An ardent defender of Israel, and an artist, Craig Dershowitz, 32, thought the two could never meet. But that opinion changed when he joined a pro-Israel protest, to counter a pro-Palestinian one in front of UN during last year’s Gaza war. Dershowitz, who says he is very distantly related to Harvard law professor Alan Dershowitz, carried with him pro-Israel signs with his own artistic drawings. “The art community tends to be liberal and does not support Israel,” he says.
“But there are a lot of people who don’t really know the facts,” he adds. “I think there’s a lot more noise about artists having anti-Israel sentiments than there is actual anti-Israel sentiment.”
Several artists noticed the aesthetic care in Dershowitz’s signs, and within weeks he had formed the group Artists 4 Israel. Its members are mostly “guerilla artists” who work in graffiti and graphic design, and their politics toward Israel are decidedly conservative. They focus on combating negative perceptions of the country and highlighting the security threats it faces.
Though the group hosts frequent events in the city — most often art classes and gallery openings with DJs — its biggest event happened last month.

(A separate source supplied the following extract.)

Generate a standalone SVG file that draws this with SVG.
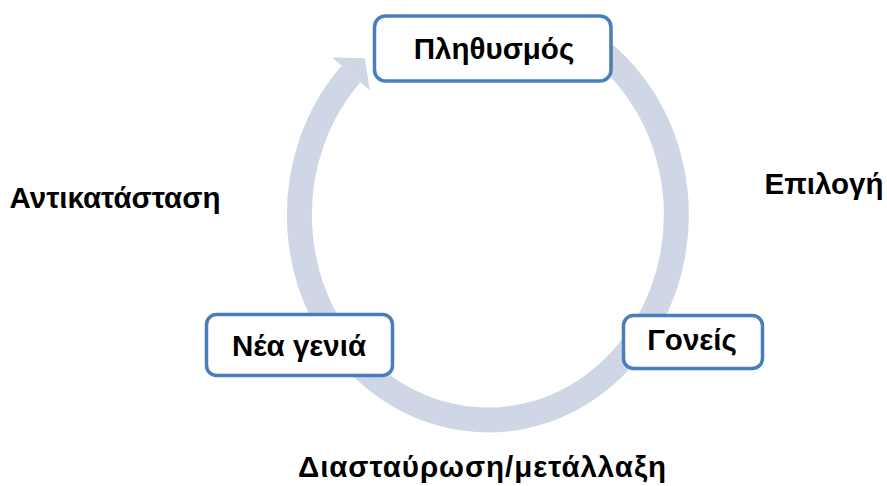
<svg xmlns="http://www.w3.org/2000/svg" width="887" height="486" viewBox="0 0 887 486">
  <style>
    .ring { fill: none; stroke: #cfd7e7; stroke-width: 25; }
    .head { fill: #cfd7e7; }
    .box { fill: #ffffff; stroke: #4a7ebb; stroke-width: 3.5; }
    .lbl { font-family: "Liberation Sans", Arial, sans-serif; font-weight: bold; font-size: 29.5px; fill: #000000; text-anchor: middle; }
  </style>
  <rect width="887" height="486" fill="#ffffff"/>

  <!-- cycle arrow: elliptical band running clockwise, head pointing at the top node -->
  <g id="connectors">
    <path class="ring" d="M 580 36.1 A 188.5 205 0 1 1 351 74"/>
    <polygon class="head" points="332.2,57.6 364.8,58.2 369.9,90.4"/>
  </g>

  <g id="node-plithysmos">
    <rect class="box" x="374.5" y="16" width="236.5" height="65" rx="11"/>
    <text class="lbl" x="494" y="59">Πληθυσμός</text>
  </g>

  <g id="node-goneis">
    <rect class="box" x="623.5" y="315.5" width="139" height="53" rx="10"/>
    <text class="lbl" x="692" y="350">Γονείς</text>
  </g>

  <g id="node-nea-genia">
    <rect class="box" x="206.5" y="314.5" width="186" height="61" rx="10"/>
    <text class="lbl" x="299" y="356">Νέα γενιά</text>
  </g>

  <g id="label-epilogi">
    <text class="lbl" x="824" y="194">Επιλογή</text>
  </g>
  <g id="label-antikatastasi">
    <text class="lbl" x="115" y="208">Αντικατάσταση</text>
  </g>
  <g id="label-diastavrosi">
    <text class="lbl" x="482" y="477" textLength="368" lengthAdjust="spacing">Διασταύρωση/μετάλλαξη</text>
  </g>
</svg>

Dershowitz organized a weeklong trip to Israel, in which American artists — all non-Jews — painted bomb shelters in Sderot. “The idea is that you have these really ugly bomb shelters, and as an arts organization, what can you do?” For a week in May, they teamed up with local Israelis, including Arabs, and painted as many shelters as they could. “We worked with Jewish and Arab youth together,” Dershowitz says. “Unfortunately,” he added, “such an event can only exist in Israel. I could not have gone into Gaza and asked to paint with Jews and Arabs together.”
Favorite artist: Graffiti artist Dan Witz.
Favorite Jew: “[Vladimir] Jabotinsky, the man tattooed on my arm.”